ACDC is designed to amend the existing Computer Fraud and Abuse Act (CFAA). CFAA, enacted in 1986, currently prohibits individuals from taking any defensive actions other than preventative actions; that is, cyber defenders are only legally allowed to defend passively. ACDC would allow controlled ‘active’ defense — something often called, somewhat misleadingly, ‘hacking back’ — by excluding prosecution for the exempted actions under the CFAA.

The modifications now introduced are largely designed to tighten control and avoid collateral damage. For example, entities using active-defense techniques will need to report to the FBI. “A victim who uses an active cyber defense measure… must notify the FBI National Cyber Investigative Joint Task Force prior to using the measure.”

Similarly, modifications make it clear that active defense restrictions against causing physical injury include financial injury; and provide additional safeguards for ‘intermediate computers’. The latter term is defined as “a person or entity’s computer that is not under the ownership or control of the attacker but has been used to launch or obscure the origin of the persistent cyber-attack.”

These intermediate computers have always been considered the weak point in any form of hacking back — it is not easy for anyone to be certain of the precise source of an attack, leading to the possibility that active-defense measures could be launched against an innocent target.
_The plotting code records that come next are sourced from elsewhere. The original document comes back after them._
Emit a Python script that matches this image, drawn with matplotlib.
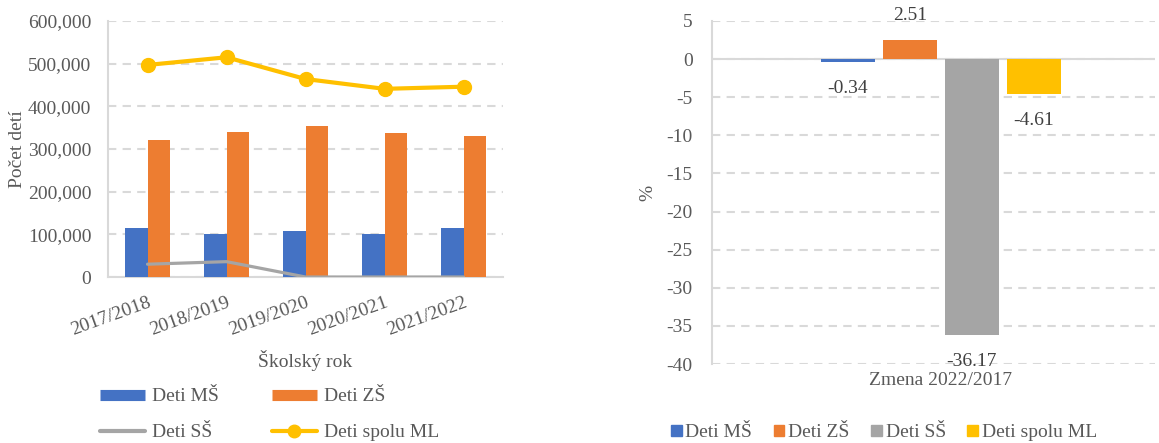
import matplotlib
matplotlib.use('Agg')
import matplotlib.pyplot as plt
from matplotlib.lines import Line2D
from matplotlib.patches import Patch
from matplotlib.ticker import FuncFormatter
import numpy as np

# data
years = ['2017/2018', '2018/2019', '2019/2020', '2020/2021', '2021/2022']
deti_ms = [114000, 101000, 108000, 101000, 114000]
deti_zs = [321000, 341000, 354000, 337000, 330000]
deti_ss = [30000, 36000, 0, 0, 0]
deti_spolu = [497000, 515000, 464000, 441000, 446000]

change_labels = ['Deti MŠ', 'Deti ZŠ', 'Deti SŠ', 'Deti spolu ML']
change_values = [-0.34, 2.51, -36.17, -4.61]

BLUE = '#4472C4'
ORANGE = '#ED7D31'
GRAY = '#A5A5A5'
YELLOW = '#FFC000'
TXT = '#595959'
GRID = '#D9D9D9'

plt.rcParams['font.family'] = ['Liberation Serif', 'DejaVu Serif']
plt.rcParams['font.size'] = 14
plt.rcParams['axes.unicode_minus'] = False
plt.rcParams['text.color'] = TXT
plt.rcParams['xtick.color'] = TXT
plt.rcParams['ytick.color'] = TXT
plt.rcParams['axes.labelcolor'] = TXT

fig = plt.figure(figsize=(11.59, 4.43), dpi=100)

# ---- left chart
ax = fig.add_axes([0.0932, 0.3747, 0.3408, 0.5779])
x = np.arange(len(years))
w = 0.29
ax.bar(x - w / 2, deti_ms, w, color=BLUE, zorder=3)
ax.bar(x + w / 2, deti_zs, w, color=ORANGE, zorder=3)
ax.plot(x, deti_ss, color=GRAY, lw=2.3, zorder=4, solid_capstyle='round')
ax.plot(x, deti_spolu, color=YELLOW, lw=3, marker='o', ms=10, zorder=5)

ax.set_xlim(-0.5, 4.5)
ax.set_ylim(0, 600000)
ax.set_yticks(range(0, 600001, 100000))
ax.yaxis.set_major_formatter(FuncFormatter(lambda v, p: '{:,.0f}'.format(v)))
ax.set_xticks(x)
ax.set_xticklabels(years, rotation=20, ha='right', va='top', rotation_mode='anchor')
ax.tick_params(axis='both', length=0)
ax.tick_params(axis='y', pad=12)
ax.tick_params(axis='x', pad=12)
ax.grid(axis='y', color=GRID, lw=1.5, ls=(0, (4, 3)), zorder=0)
for s in ['top', 'right']:
    ax.spines[s].set_visible(False)
ax.spines['left'].set_color(GRID)
ax.spines['bottom'].set_color(GRID)
ax.spines['left'].set_linewidth(1.5)
ax.spines['bottom'].set_linewidth(1.5)
ax.set_ylabel('Počet detí', labelpad=1)
ax.set_xlabel('Školský rok', labelpad=8)

handles = [Line2D([], [], color=BLUE, lw=8, solid_capstyle='butt'),
           Line2D([], [], color=GRAY, lw=3, solid_capstyle='round'),
           Line2D([], [], color=ORANGE, lw=8, solid_capstyle='butt'),
           Line2D([], [], color=YELLOW, lw=3, marker='o', ms=9, solid_capstyle='round')]
labels = ['Deti MŠ', 'Deti SŠ', 'Deti ZŠ', 'Deti spolu ML']
fig.legend(handles, labels, ncol=2, loc='center', bbox_to_anchor=(0.2325, 0.0640),
           frameon=False, handlelength=2.35, handletextpad=0.35, columnspacing=2.7,
           labelspacing=0.95)

# ---- right chart
ax2 = fig.add_axes([0.6143, 0.1783, 0.3822, 0.7743])
bw = 0.122
gap = 0.018
pos = (np.arange(4) - 1.5) * (bw + gap)
colors = [BLUE, ORANGE, GRAY, YELLOW]
bars = ax2.bar(pos, change_values, bw, color=colors, zorder=3)
for p, v in zip(pos, change_values):
    off = 17.5 if v > 0 else -19
    ax2.annotate('{:.2f}'.format(v), (p, v), xytext=(0, off), textcoords='offset points',
                 ha='center', va='center', color='#404040', fontsize=14)
ax2.set_xlim(-0.517, 0.483)
ax2.set_ylim(-40, 5)
ax2.set_yticks(range(-40, 6, 5))
ax2.set_xticks([0])
ax2.set_xticklabels(['Zmena 2022/2017'])
ax2.tick_params(axis='both', length=0)
ax2.tick_params(axis='y', pad=14)
ax2.tick_params(axis='x', pad=6)
ax2.grid(axis='y', color=GRID, lw=1.5, ls=(0, (4, 3)), zorder=0)
ax2.axhline(0, color=GRID, lw=1.5, zorder=2)
for s in ['top', 'right', 'bottom']:
    ax2.spines[s].set_visible(False)
ax2.spines['left'].set_color(GRID)
ax2.spines['left'].set_linewidth(1.5)
ax2.set_ylabel('%', labelpad=7)

h2 = [Patch(color=c) for c in colors]
fig.legend(h2, change_labels, ncol=4, loc='center', bbox_to_anchor=(0.7627, 0.0230),
           frameon=False, handlelength=0.55, handleheight=0.55, handletextpad=0.2,
           columnspacing=1.1)

fig.savefig('out.png', dpi=100)
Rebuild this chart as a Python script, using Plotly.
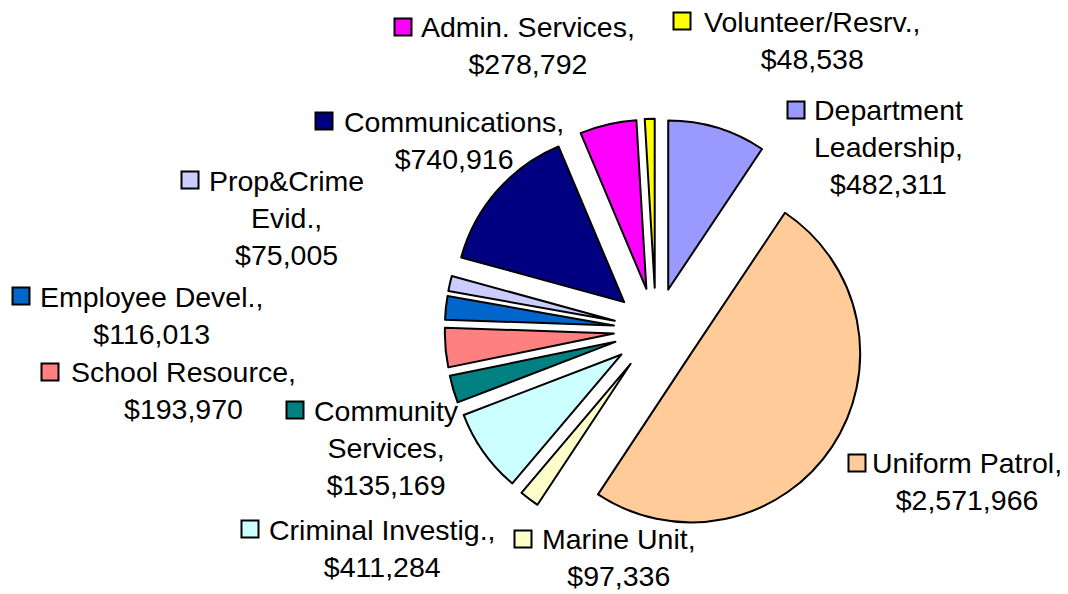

National Security Agency and Cyber Command head Admiral Mike Rogers is one of those with such concerns. “My concern is,” he said during testimony before a House Armed Services subcommittee on Tuesday, “be leery of putting more gunfighters out in the street in the Wild West. As an individual tasked with protecting our networks, I’m thinking to myself — we’ve got enough cyber actors out there already.”

Perhaps in recognition of the inherent difficulties in such an Act, Graves has also introduced a sunset clause: “The exclusion from prosecution created by this Act shall expire 2 years after the date of enactment of this Act.”

“Although ACDC allows a more active role in cyber defense,” says an associated statement released yesterday, “it protects privacy rights by prohibiting vigilantism, forbidding physical damage or destruction of information on anyone else’s computer, and preventing collateral damage by constraining the types of actions that would be considered active defense.”